Until I went to college, I had one of the bigger bedrooms and my sister (who was 8 years younger) had the small room. I commuted to college the first year and then moved to the dorms for my second and third year, coming home most weekends to work, since school was only five miles down the road.
One day during summer break, I came home from going to the Wisconsin State Fair with my friends to find that my sister had moved into my room and that all my things had been put into the small room. I wasn’t informed this would be happening, even though I still had three more weeks before school started, and as much as I protested, I was relegated to the small room for the remainder of the time I would be a resident of that house. Even when I moved back home for my senior year of college. With my stuff crammed into a small dresser that wasn’t mine, my clothes crammed into a too-small closet, and my body up against a wall in a too-small bed.
And for much of my life, I felt contained by my surroundings. I felt that I was too much for my space, for those I grew up with, and even for my family.

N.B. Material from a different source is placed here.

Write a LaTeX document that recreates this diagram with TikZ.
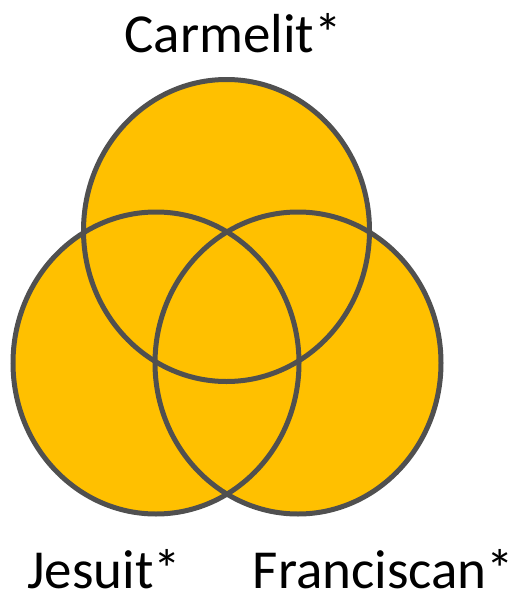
\documentclass[tikz,border=0pt]{standalone}
\usepackage{fontspec}
\setmainfont{Carlito}
\definecolor{vfill}{HTML}{FFC000}
\definecolor{vline}{HTML}{505050}
\begin{document}
\begin{tikzpicture}[x=1pt,y=-1pt,
  setfill/.style={fill=vfill},
  setline/.style={draw=vline,line width=5pt},
  lbl/.style={anchor=base,inner sep=0pt,font=\fontsize{55}{60}\selectfont}]
\useasboundingbox (0,0) rectangle (515,597);
\coordinate (ctop) at (226.5,230.5);
\coordinate (cleft) at (156,363);
\coordinate (cright) at (298,363);
\foreach \c in {ctop,cleft,cright}
  \path[setfill] (\c) ellipse [x radius=143pt, y radius=151pt];
\foreach \c in {ctop,cleft,cright}
  \path[setline] (\c) ellipse [x radius=143pt, y radius=151pt];
\node[lbl] (carm) at (233,52) {Carmelit*};
\node[lbl] (jes) at (104,588) {Jesuit*};
\node[lbl] (fran) at (383.5,588) {Franciscan*};
\end{tikzpicture}
\end{document}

Once, long after I’d moved out, I had learned a new aria and was eager to sing it for my mother. After I finished it, she said, “I don’t know. Maybe it’s too loud for this small room.”
She didn’t like opera. But I don’t think any room would have been big enough for her to enjoy my singing.
So many of us feel or have felt constrained by rooms that have been too small, whether it’s the actual physical space or the room in our heads, whether it’s through our own perception or that of another person. I haven’t felt that way for a long time now, thank goodness. And if you feel that way ….
Blow off the doors. Knock down the walls.